El debat polític i el poder.




Hace dos años ya publiqué unas reflexiones sobre este tema que, sustancialmente, siguen siendo válidas ahora. Destacaba que habíamos entrado, de nuevo, en una confrontación política en la que domina la interpretación de la política dada por Carl Schmitt:

El debate político no se da entre adversarios que sostienen propuestas alternativas, sino entre enemigos.

Eso lleva a un tipo de controversia conflictiva en la que hay que ganar a cualquier precio y al enemigo, ni agua. El mundo es o blanco o negro, dividido entre ellos (el enemigo) y nosotros (los amigos) y no hay vías de convivencia intermedias en las que nadie tenga que salir derrotado.

Recientemente hubo un lema muy apreciado por muchas personas y coherente con este modelo de debate polémico (no olvidemos que polemos significa guerra en griego):

«Ni olvido, ni perdón».

Guiados por tal lema, solo cabe la rendición total del enemigo y, en casos extremos, de los que afortunadamente por ahora (creo que) estamos muy lejos, su exterminio.

Mientras llega ese momento, podemos ir empezando por llamar, a manera de insulto, a unos fascistas y a otros golpistas, una buena manera de ir banalizando el mal.

Hay otros dos factores que vienen de hace algunas décadas, pero que van arraigando cada vez con mayor fuerza.

Por un lado, los sentimientos se han adueñado de la vida política, dando prioridad a lo que se percibe como argumento definitivo para defender una posición o reclamar un pretendido derecho, sin necesidad de ofrecer ningún argumento, o incluso contradiciendo los datos más evidentes. Con bastante ironía, los Monty Python ya habían abordado esta deriva, y el filósofo español Félix Ovejero lo explica bien, al criticar los cambios políticos de la izquierda que ha entrado en ese sentimentalismo ante el que la razón se apaga , deja campo libre a los sentimientos (esencia, por ejemplo, del populismo o el nacionalismo identitario) y crecen las descalificaciones morales del adversario, dando por supuesta la absoluta honestidad de uno mismo y de los suyos.

Lo que importa ahora, insisto, no es convencer, ni resolver problemas de un modo en el que la gran mayoría puedan sentirse cómodos, aun sabiendo que pierden algo.

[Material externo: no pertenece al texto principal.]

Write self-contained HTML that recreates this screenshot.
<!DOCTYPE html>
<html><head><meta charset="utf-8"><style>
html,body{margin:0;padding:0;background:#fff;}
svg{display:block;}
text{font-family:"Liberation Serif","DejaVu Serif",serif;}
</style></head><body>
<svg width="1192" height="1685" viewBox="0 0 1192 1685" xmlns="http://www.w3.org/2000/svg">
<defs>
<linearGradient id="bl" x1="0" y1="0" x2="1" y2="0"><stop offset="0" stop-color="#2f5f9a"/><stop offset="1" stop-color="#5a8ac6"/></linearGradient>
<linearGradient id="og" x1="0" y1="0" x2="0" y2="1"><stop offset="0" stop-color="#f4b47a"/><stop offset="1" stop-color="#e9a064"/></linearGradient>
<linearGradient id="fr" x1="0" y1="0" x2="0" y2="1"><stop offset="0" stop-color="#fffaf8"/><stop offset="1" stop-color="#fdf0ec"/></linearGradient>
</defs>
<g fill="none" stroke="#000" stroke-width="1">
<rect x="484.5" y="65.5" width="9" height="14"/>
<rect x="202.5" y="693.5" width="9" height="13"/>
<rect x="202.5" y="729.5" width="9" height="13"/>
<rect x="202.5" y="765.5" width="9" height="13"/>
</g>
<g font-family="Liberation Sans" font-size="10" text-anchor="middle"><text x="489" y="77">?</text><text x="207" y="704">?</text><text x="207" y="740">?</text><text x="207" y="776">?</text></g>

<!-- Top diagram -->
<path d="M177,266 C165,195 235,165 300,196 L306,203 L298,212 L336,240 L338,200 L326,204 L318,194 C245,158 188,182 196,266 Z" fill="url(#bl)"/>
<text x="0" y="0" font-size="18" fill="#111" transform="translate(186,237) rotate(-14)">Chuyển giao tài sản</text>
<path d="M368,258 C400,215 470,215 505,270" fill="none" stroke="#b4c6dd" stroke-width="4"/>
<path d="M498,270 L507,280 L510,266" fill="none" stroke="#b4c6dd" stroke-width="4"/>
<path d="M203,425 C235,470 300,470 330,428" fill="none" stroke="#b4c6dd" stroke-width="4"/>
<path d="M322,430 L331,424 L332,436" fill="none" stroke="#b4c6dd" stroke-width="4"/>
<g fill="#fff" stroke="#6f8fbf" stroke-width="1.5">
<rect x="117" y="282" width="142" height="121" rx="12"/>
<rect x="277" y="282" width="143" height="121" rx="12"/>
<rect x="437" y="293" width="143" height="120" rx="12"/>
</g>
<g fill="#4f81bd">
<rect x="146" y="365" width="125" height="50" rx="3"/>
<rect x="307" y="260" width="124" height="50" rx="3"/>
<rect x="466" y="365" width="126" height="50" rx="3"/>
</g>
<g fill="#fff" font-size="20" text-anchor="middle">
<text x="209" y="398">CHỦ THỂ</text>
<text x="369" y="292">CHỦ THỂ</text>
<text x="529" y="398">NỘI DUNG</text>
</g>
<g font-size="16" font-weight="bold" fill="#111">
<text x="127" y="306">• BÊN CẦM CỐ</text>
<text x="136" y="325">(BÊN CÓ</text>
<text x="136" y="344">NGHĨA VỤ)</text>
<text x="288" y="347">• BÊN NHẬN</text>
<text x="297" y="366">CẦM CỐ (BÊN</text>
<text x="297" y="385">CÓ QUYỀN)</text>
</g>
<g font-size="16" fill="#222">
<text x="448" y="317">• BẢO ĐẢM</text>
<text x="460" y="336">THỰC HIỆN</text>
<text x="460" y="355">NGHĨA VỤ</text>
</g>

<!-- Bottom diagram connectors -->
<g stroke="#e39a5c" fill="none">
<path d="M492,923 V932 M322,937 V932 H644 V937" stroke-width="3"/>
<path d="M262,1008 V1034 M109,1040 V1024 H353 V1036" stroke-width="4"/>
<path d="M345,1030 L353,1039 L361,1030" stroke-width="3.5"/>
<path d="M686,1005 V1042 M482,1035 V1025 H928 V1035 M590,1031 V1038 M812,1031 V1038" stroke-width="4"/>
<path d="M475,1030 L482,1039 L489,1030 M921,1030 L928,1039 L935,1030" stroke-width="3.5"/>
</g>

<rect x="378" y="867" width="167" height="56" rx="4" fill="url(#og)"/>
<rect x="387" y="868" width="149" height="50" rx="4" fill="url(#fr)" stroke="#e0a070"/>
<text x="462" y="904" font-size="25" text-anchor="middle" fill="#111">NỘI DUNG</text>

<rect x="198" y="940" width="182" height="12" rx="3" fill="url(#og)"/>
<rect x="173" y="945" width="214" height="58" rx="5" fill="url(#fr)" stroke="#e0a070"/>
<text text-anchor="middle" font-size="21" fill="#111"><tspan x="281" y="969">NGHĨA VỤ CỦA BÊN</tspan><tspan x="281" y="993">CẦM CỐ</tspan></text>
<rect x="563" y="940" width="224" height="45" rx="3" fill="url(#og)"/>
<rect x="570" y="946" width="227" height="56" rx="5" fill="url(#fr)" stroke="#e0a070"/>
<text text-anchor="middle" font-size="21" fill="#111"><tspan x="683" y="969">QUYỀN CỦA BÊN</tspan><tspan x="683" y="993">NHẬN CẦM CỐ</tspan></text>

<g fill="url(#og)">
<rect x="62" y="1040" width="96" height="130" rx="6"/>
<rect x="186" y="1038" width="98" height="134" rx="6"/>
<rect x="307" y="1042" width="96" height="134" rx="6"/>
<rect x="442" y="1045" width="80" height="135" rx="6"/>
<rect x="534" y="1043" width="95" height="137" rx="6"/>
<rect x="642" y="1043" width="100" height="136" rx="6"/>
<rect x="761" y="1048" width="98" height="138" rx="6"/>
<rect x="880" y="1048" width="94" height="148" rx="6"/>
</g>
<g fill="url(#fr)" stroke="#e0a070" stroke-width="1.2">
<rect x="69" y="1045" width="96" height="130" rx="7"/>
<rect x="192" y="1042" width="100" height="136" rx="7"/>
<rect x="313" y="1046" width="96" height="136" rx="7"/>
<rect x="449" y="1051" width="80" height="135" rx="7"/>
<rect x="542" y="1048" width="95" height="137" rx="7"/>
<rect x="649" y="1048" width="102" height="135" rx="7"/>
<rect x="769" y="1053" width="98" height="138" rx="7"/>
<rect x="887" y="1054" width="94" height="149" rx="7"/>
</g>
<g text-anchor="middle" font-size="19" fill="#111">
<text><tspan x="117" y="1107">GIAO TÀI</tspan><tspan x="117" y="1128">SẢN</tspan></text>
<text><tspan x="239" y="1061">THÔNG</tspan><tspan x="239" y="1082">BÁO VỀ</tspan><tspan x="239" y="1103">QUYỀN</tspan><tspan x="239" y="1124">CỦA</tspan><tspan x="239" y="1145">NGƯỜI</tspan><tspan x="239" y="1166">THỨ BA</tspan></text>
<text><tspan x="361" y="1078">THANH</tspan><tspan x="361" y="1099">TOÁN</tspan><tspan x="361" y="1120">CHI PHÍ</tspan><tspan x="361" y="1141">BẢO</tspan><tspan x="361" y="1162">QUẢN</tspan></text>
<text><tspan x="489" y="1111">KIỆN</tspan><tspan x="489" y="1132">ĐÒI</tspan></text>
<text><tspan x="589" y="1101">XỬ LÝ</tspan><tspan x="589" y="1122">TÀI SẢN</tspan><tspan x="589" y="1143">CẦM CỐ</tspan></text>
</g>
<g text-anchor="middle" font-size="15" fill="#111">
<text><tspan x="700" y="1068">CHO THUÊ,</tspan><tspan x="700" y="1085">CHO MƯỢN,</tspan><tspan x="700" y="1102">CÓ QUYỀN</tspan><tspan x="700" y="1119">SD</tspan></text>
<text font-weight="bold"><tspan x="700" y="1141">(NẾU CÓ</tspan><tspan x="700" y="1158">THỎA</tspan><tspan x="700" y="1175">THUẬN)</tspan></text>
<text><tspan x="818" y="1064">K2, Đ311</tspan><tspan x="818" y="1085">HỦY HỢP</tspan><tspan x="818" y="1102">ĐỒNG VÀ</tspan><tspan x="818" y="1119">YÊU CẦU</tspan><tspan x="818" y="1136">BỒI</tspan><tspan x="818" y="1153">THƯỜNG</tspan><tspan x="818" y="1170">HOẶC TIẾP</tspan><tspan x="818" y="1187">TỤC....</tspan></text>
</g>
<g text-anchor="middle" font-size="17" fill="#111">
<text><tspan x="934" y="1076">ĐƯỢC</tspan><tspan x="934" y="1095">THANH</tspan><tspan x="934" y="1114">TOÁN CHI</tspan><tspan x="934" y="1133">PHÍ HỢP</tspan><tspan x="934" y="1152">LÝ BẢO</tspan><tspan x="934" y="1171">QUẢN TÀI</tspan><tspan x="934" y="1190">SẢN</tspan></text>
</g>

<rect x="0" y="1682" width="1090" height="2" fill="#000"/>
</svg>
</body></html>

Lo que importa es ganar las elecciones para conquistar el poder y en eso las aportaciones de las investigaciones psicológicas sobre las motivaciones humanas y sobre el modo de hacer que la gente crea lo que conviene, abonan el terreno para simplificaciones, calificativos de grueso calibre, incluyendo insultos y mentiras gratificantes.

Sentimientos y emociones irrumpen con fuerza en el mundo de la política de la mano de psicólogos y politólogos, como Michael Tomasky, Frank Luntz, Drew Westen o George Lakoff. Estos son la fuente de inspiración de los asesores políticos y directores de campaña, que potencian y refuerzan estos comportamientos.

No soy demasiado optimista a corto plazo, pero confío en que será posible poner coto a este tipo de dialéctica política destructiva. De esta deriva, improbable pero plausible, no solo serían responsables los políticos, sino también quienes les votan o quienes guardan silencio.